# What this task involves
Quote exactly the lines from the line containing "Output the HTML that produces this rendering." to the line containing "const threshold=0.05;", both lines included, please, and nothing more.

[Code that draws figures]
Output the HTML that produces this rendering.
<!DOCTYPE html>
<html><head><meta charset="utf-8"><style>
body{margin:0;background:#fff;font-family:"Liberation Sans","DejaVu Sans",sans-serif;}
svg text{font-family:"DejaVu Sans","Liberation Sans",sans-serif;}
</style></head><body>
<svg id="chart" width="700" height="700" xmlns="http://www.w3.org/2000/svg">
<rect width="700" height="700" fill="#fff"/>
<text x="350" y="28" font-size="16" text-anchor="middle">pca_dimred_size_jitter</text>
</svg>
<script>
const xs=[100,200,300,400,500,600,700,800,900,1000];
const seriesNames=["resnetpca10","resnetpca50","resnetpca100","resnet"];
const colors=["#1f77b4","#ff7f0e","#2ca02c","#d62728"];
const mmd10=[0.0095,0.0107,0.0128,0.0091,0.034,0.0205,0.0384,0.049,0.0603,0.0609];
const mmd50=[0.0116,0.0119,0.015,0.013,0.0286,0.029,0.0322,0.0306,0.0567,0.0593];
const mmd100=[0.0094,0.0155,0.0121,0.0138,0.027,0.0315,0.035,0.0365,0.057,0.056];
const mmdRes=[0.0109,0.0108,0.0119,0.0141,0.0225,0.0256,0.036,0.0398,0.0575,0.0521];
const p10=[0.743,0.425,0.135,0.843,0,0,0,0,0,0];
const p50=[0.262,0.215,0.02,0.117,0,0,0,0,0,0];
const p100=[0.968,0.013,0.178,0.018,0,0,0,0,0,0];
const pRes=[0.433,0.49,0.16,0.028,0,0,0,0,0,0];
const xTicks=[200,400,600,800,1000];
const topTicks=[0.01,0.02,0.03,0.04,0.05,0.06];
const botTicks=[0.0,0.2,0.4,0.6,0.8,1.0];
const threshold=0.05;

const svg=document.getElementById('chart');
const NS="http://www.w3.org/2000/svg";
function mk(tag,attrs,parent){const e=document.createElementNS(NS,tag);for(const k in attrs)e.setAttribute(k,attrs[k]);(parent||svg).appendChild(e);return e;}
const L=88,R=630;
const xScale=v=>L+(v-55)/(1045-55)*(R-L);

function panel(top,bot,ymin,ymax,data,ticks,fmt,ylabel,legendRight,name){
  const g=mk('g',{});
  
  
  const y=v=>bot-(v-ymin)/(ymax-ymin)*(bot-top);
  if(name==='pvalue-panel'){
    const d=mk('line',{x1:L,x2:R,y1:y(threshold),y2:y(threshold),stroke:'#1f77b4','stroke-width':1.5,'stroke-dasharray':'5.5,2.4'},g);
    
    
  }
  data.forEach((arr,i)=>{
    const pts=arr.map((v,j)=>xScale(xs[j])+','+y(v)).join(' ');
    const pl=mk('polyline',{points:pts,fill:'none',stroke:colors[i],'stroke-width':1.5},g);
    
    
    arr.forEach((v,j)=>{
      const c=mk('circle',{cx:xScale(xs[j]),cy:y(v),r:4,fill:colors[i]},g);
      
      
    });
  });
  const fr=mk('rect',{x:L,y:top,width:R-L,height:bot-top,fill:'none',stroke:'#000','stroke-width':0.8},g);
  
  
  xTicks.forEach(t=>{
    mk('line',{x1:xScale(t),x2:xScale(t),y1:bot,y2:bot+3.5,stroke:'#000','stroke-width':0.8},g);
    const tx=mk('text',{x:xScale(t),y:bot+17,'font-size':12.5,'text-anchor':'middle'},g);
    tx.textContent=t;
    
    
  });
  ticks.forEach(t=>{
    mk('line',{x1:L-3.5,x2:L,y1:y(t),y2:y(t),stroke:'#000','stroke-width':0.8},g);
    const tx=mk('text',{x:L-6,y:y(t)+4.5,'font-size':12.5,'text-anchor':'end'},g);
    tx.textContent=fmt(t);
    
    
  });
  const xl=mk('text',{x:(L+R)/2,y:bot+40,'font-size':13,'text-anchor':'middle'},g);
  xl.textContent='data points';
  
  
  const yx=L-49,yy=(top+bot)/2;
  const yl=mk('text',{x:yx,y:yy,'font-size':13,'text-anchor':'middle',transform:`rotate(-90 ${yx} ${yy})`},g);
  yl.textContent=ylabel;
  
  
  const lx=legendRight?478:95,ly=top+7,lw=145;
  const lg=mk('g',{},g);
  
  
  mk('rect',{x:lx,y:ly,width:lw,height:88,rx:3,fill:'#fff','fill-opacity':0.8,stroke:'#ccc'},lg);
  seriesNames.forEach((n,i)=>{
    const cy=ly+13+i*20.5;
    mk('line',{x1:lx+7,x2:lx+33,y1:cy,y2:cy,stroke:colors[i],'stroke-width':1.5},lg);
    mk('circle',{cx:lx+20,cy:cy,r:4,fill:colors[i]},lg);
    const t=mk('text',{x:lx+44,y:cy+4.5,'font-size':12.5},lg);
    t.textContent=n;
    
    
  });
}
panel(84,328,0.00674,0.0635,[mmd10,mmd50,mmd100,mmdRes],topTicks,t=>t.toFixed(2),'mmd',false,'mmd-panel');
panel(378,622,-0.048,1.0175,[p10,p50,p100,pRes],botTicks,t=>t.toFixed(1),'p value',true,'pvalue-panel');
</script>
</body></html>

---

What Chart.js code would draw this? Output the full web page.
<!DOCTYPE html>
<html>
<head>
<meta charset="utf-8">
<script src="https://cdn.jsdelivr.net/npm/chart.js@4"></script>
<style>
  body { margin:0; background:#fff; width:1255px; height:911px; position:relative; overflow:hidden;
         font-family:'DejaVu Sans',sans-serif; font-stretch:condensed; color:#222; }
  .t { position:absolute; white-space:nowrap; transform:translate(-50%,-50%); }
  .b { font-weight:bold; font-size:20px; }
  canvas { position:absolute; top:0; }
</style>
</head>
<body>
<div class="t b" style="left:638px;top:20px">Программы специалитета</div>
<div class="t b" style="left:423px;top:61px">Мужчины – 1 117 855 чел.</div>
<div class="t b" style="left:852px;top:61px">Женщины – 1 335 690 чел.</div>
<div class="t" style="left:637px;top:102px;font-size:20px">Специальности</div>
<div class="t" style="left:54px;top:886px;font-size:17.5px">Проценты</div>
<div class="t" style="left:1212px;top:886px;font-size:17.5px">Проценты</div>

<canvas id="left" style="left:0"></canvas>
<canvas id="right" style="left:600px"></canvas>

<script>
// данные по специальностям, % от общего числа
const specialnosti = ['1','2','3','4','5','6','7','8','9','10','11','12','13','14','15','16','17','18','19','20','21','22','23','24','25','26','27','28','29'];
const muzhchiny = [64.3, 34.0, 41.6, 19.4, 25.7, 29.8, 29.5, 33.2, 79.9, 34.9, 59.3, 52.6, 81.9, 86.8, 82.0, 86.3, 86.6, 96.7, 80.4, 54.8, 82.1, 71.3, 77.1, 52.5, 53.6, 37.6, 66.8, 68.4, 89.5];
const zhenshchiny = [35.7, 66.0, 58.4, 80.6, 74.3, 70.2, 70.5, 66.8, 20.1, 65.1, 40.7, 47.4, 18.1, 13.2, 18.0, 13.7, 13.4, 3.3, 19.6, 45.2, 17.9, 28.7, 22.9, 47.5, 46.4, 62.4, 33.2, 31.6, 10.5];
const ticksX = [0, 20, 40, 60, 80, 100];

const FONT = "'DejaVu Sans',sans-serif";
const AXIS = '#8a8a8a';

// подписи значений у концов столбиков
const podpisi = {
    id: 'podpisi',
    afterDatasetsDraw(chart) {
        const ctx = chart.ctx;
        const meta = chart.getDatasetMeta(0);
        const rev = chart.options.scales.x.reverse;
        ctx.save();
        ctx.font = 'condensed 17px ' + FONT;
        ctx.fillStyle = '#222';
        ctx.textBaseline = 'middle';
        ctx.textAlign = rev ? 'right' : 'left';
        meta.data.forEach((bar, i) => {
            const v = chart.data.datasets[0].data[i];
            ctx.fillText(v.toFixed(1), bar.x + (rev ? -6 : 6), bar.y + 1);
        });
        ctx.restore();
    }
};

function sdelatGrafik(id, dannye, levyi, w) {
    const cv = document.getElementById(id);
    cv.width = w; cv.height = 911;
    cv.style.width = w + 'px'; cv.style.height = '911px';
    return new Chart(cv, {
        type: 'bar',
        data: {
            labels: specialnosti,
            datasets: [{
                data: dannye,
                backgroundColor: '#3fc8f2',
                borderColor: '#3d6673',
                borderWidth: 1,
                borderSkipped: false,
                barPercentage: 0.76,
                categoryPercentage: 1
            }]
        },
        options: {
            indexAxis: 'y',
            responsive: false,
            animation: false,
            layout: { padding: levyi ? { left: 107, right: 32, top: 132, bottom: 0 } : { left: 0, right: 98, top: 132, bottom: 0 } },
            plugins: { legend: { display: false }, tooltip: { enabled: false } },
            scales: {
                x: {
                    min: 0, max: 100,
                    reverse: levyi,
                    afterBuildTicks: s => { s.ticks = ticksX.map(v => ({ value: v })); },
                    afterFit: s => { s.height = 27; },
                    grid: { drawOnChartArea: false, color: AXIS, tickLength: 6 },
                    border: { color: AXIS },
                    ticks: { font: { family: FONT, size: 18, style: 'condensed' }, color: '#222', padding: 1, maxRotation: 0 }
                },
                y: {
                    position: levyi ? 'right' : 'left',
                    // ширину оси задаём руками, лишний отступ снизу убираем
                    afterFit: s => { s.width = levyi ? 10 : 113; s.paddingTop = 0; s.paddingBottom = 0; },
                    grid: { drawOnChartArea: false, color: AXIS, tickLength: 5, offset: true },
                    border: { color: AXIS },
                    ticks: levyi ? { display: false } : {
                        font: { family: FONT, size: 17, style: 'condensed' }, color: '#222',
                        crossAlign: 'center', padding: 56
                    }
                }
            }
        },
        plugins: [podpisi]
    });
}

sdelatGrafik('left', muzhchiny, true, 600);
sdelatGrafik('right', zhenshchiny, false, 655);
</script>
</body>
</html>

# The reply
Output the HTML that produces this rendering.
<!DOCTYPE html>
<html><head><meta charset="utf-8"><style>
body{margin:0;background:#fff;font-family:"Liberation Sans","DejaVu Sans",sans-serif;}
svg text{font-family:"DejaVu Sans","Liberation Sans",sans-serif;}
</style></head><body>
<svg id="chart" width="700" height="700" xmlns="http://www.w3.org/2000/svg">
<rect width="700" height="700" fill="#fff"/>
<text x="350" y="28" font-size="16" text-anchor="middle">pca_dimred_size_jitter</text>
</svg>
<script>
const xs=[100,200,300,400,500,600,700,800,900,1000];
const seriesNames=["resnetpca10","resnetpca50","resnetpca100","resnet"];
const colors=["#1f77b4","#ff7f0e","#2ca02c","#d62728"];
const mmd10=[0.0095,0.0107,0.0128,0.0091,0.034,0.0205,0.0384,0.049,0.0603,0.0609];
const mmd50=[0.0116,0.0119,0.015,0.013,0.0286,0.029,0.0322,0.0306,0.0567,0.0593];
const mmd100=[0.0094,0.0155,0.0121,0.0138,0.027,0.0315,0.035,0.0365,0.057,0.056];
const mmdRes=[0.0109,0.0108,0.0119,0.0141,0.0225,0.0256,0.036,0.0398,0.0575,0.0521];
const p10=[0.743,0.425,0.135,0.843,0,0,0,0,0,0];
const p50=[0.262,0.215,0.02,0.117,0,0,0,0,0,0];
const p100=[0.968,0.013,0.178,0.018,0,0,0,0,0,0];
const pRes=[0.433,0.49,0.16,0.028,0,0,0,0,0,0];
const xTicks=[200,400,600,800,1000];
const topTicks=[0.01,0.02,0.03,0.04,0.05,0.06];
const botTicks=[0.0,0.2,0.4,0.6,0.8,1.0];
const threshold=0.05;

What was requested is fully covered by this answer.